== Brief ==
Return each line of the data below verbatim; pictures are to be left out.

== Data segment ==
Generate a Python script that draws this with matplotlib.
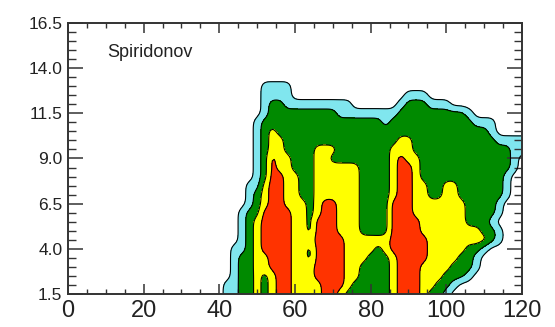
import numpy as np
import matplotlib.pyplot as plt
from matplotlib.ticker import MultipleLocator, FormatStrFormatter

plt.rcParams['font.family'] = ['Liberation Sans', 'DejaVu Sans']

# grid: x every 2 (40..120), y every 0.5 (14.0 down to 1.5)
# class per cell: 0 none, 1 cyan, 2 green, 3 yellow, 4 red
x_grid = np.arange(40, 121, 2)
y_grid = np.arange(14.0, 1.4, -0.5)
class_rows = [
    "00000000000000000000000000000000000000000",  # 14.0
    "00000000000000000000000000000000000000000",  # 13.5
    "00000011110000000000000000000000000000000",  # 13.0
    "00000011110000000000000001110000000000000",  # 12.5
    "00000012211111111100000012221110000000000",  # 12.0
    "00000012222222221111111122222222210000000",  # 11.5
    "00000122222222222222221222222222221110000",  # 11.0
    "00000123222222222222222222232222222210000",  # 10.5
    "00000123322222222222222233222222222221111",  # 10.0
    "00000123322223332222222333222222222222211",  # 9.5
    "00000124332223322222222343322222222222210",  # 9.0
    "00000124332223333332222344322223222222210",  # 8.5
    "00000124433223333332222344322222222222100",  # 8.0
    "00001134433223333332222344332233222222100",  # 7.5
    "00001234433223333332222344332233222222100",  # 7.0
    "00001234433323443332222444333333322221000",  # 6.5
    "00012244443323443332222444333333322221000",  # 6.0
    "00012344443324443332222444433333322210000",  # 5.5
    "00012344443324443332222444433333333221000",  # 5.0
    "00012344443334444333333444443333333321000",  # 4.5
    "00112344443324444333323444443333322100000",  # 4.0
    "00122334443324444333222344443333221000000",  # 3.5
    "00122334443334444332222344433332221000000",  # 3.0
    "00122323443334444332222344433322210000000",  # 2.5
    "01122323443333444322222344433221000000000",  # 2.0
    "01122323443333443222222344432210000000000",  # 1.5
]
region_colors = ['#80e6ee', '#008a00', '#ffff00', '#ff3300']

x_ticks = [0, 20, 40, 60, 80, 100, 120]
y_ticks = [1.5, 4.0, 6.5, 9.0, 11.5, 14.0, 16.5]
panel_label = 'Spiridonov'

Z = np.array([[int(c) for c in row] for row in class_rows], dtype=float)
Z = Z[::-1]
ys = y_grid[::-1]

# finer grid + light blur so the filled contours come out rounded, not blocky
fine = 4
xf = np.linspace(x_grid[0], x_grid[-1], (len(x_grid) - 1) * fine + 1)
yf = np.linspace(ys[0], ys[-1], (len(ys) - 1) * fine + 1)
tmp = np.array([np.interp(xf, x_grid, r) for r in Z])
Zf = np.array([np.interp(yf, ys, c) for c in tmp.T]).T


def blur(a, sigma):
    r = int(3 * sigma) + 1
    k = np.exp(-0.5 * (np.arange(-r, r + 1) / sigma) ** 2)
    k /= k.sum()
    p = np.pad(a, r, mode='edge')
    p = np.apply_along_axis(lambda v: np.convolve(v, k, mode='same'), 1, p)
    p = np.apply_along_axis(lambda v: np.convolve(v, k, mode='same'), 0, p)
    return p[r:-r, r:-r]


Zf = blur(Zf, 0.4 * fine)
X, Y = np.meshgrid(xf, yf)

fig = plt.figure(figsize=(5.55, 3.27), dpi=100)
ax = fig.add_axes([0.1225, 0.1009, 0.818, 0.8288])

levels = [0.5, 1.5, 2.5, 3.5, 4.5]
ax.contourf(X, Y, Zf, levels=levels, colors=region_colors)
ax.contour(X, Y, Zf, levels=levels[:-1], colors='black', linewidths=0.8)

ax.set_xlim(0, 120)
ax.set_ylim(1.5, 16.5)
ax.set_xticks(x_ticks)
ax.set_yticks(y_ticks)
ax.xaxis.set_minor_locator(MultipleLocator(5))
ax.yaxis.set_minor_locator(MultipleLocator(0.5))
ax.yaxis.set_major_formatter(FormatStrFormatter('%.1f'))

tick_col = '#333333'
ax.tick_params(axis='x', which='major', direction='in', length=7, width=1.1,
               top=True, labelsize=17, pad=4, color=tick_col, labelcolor='#222222')
ax.tick_params(axis='x', which='minor', direction='in', length=3.5, width=1.0,
               top=True, color=tick_col)
ax.tick_params(axis='y', which='major', direction='in', length=11, width=1.1,
               right=True, labelsize=12.5, pad=4, color=tick_col, labelcolor='#222222')
ax.tick_params(axis='y', which='minor', direction='in', length=5.5, width=1.0,
               right=True, color=tick_col)
for sp in ax.spines.values():
    sp.set_linewidth(1.4)
    sp.set_color(tick_col)

ax.text(0.086, 0.89, panel_label, transform=ax.transAxes, fontsize=13,
        color='#222222', va='center', ha='left')

fig.savefig('out.png', dpi=100)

== Right answer ==
Generate a Python script that draws this with matplotlib.
import numpy as np
import matplotlib.pyplot as plt
from matplotlib.ticker import MultipleLocator, FormatStrFormatter

plt.rcParams['font.family'] = ['Liberation Sans', 'DejaVu Sans']

# grid: x every 2 (40..120), y every 0.5 (14.0 down to 1.5)
# class per cell: 0 none, 1 cyan, 2 green, 3 yellow, 4 red
x_grid = np.arange(40, 121, 2)
y_grid = np.arange(14.0, 1.4, -0.5)
class_rows = [
    "00000000000000000000000000000000000000000",  # 14.0
    "00000000000000000000000000000000000000000",  # 13.5
    "00000011110000000000000000000000000000000",  # 13.0
    "00000011110000000000000001110000000000000",  # 12.5
    "00000012211111111100000012221110000000000",  # 12.0
    "00000012222222221111111122222222210000000",  # 11.5
    "00000122222222222222221222222222221110000",  # 11.0
    "00000123222222222222222222232222222210000",  # 10.5
    "00000123322222222222222233222222222221111",  # 10.0
    "00000123322223332222222333222222222222211",  # 9.5
    "00000124332223322222222343322222222222210",  # 9.0
    "00000124332223333332222344322223222222210",  # 8.5
    "00000124433223333332222344322222222222100",  # 8.0
    "00001134433223333332222344332233222222100",  # 7.5
    "00001234433223333332222344332233222222100",  # 7.0
    "00001234433323443332222444333333322221000",  # 6.5
    "00012244443323443332222444333333322221000",  # 6.0
    "00012344443324443332222444433333322210000",  # 5.5
    "00012344443324443332222444433333333221000",  # 5.0
    "00012344443334444333333444443333333321000",  # 4.5
    "00112344443324444333323444443333322100000",  # 4.0
    "00122334443324444333222344443333221000000",  # 3.5
    "00122334443334444332222344433332221000000",  # 3.0
    "00122323443334444332222344433322210000000",  # 2.5
    "01122323443333444322222344433221000000000",  # 2.0
    "01122323443333443222222344432210000000000",  # 1.5
]
region_colors = ['#80e6ee', '#008a00', '#ffff00', '#ff3300']

x_ticks = [0, 20, 40, 60, 80, 100, 120]
y_ticks = [1.5, 4.0, 6.5, 9.0, 11.5, 14.0, 16.5]
panel_label = 'Spiridonov'

Z = np.array([[int(c) for c in row] for row in class_rows], dtype=float)
Z = Z[::-1]
ys = y_grid[::-1]

# finer grid + light blur so the filled contours come out rounded, not blocky
fine = 4
xf = np.linspace(x_grid[0], x_grid[-1], (len(x_grid) - 1) * fine + 1)
yf = np.linspace(ys[0], ys[-1], (len(ys) - 1) * fine + 1)
tmp = np.array([np.interp(xf, x_grid, r) for r in Z])
Zf = np.array([np.interp(yf, ys, c) for c in tmp.T]).T


def blur(a, sigma):
    r = int(3 * sigma) + 1
    k = np.exp(-0.5 * (np.arange(-r, r + 1) / sigma) ** 2)
    k /= k.sum()
    p = np.pad(a, r, mode='edge')
    p = np.apply_along_axis(lambda v: np.convolve(v, k, mode='same'), 1, p)
    p = np.apply_along_axis(lambda v: np.convolve(v, k, mode='same'), 0, p)
    return p[r:-r, r:-r]


Zf = blur(Zf, 0.4 * fine)
X, Y = np.meshgrid(xf, yf)

fig = plt.figure(figsize=(5.55, 3.27), dpi=100)
ax = fig.add_axes([0.1225, 0.1009, 0.818, 0.8288])

levels = [0.5, 1.5, 2.5, 3.5, 4.5]
ax.contourf(X, Y, Zf, levels=levels, colors=region_colors)
ax.contour(X, Y, Zf, levels=levels[:-1], colors='black', linewidths=0.8)

ax.set_xlim(0, 120)
ax.set_ylim(1.5, 16.5)
ax.set_xticks(x_ticks)
ax.set_yticks(y_ticks)
ax.xaxis.set_minor_locator(MultipleLocator(5))
ax.yaxis.set_minor_locator(MultipleLocator(0.5))
ax.yaxis.set_major_formatter(FormatStrFormatter('%.1f'))

tick_col = '#333333'
ax.tick_params(axis='x', which='major', direction='in', length=7, width=1.1,
               top=True, labelsize=17, pad=4, color=tick_col, labelcolor='#222222')
ax.tick_params(axis='x', which='minor', direction='in', length=3.5, width=1.0,
               top=True, color=tick_col)
ax.tick_params(axis='y', which='major', direction='in', length=11, width=1.1,
               right=True, labelsize=12.5, pad=4, color=tick_col, labelcolor='#222222')
ax.tick_params(axis='y', which='minor', direction='in', length=5.5, width=1.0,
               right=True, color=tick_col)
for sp in ax.spines.values():
    sp.set_linewidth(1.4)
    sp.set_color(tick_col)

ax.text(0.086, 0.89, panel_label, transform=ax.transAxes, fontsize=13,
        color='#222222', va='center', ha='left')

fig.savefig('out.png', dpi=100)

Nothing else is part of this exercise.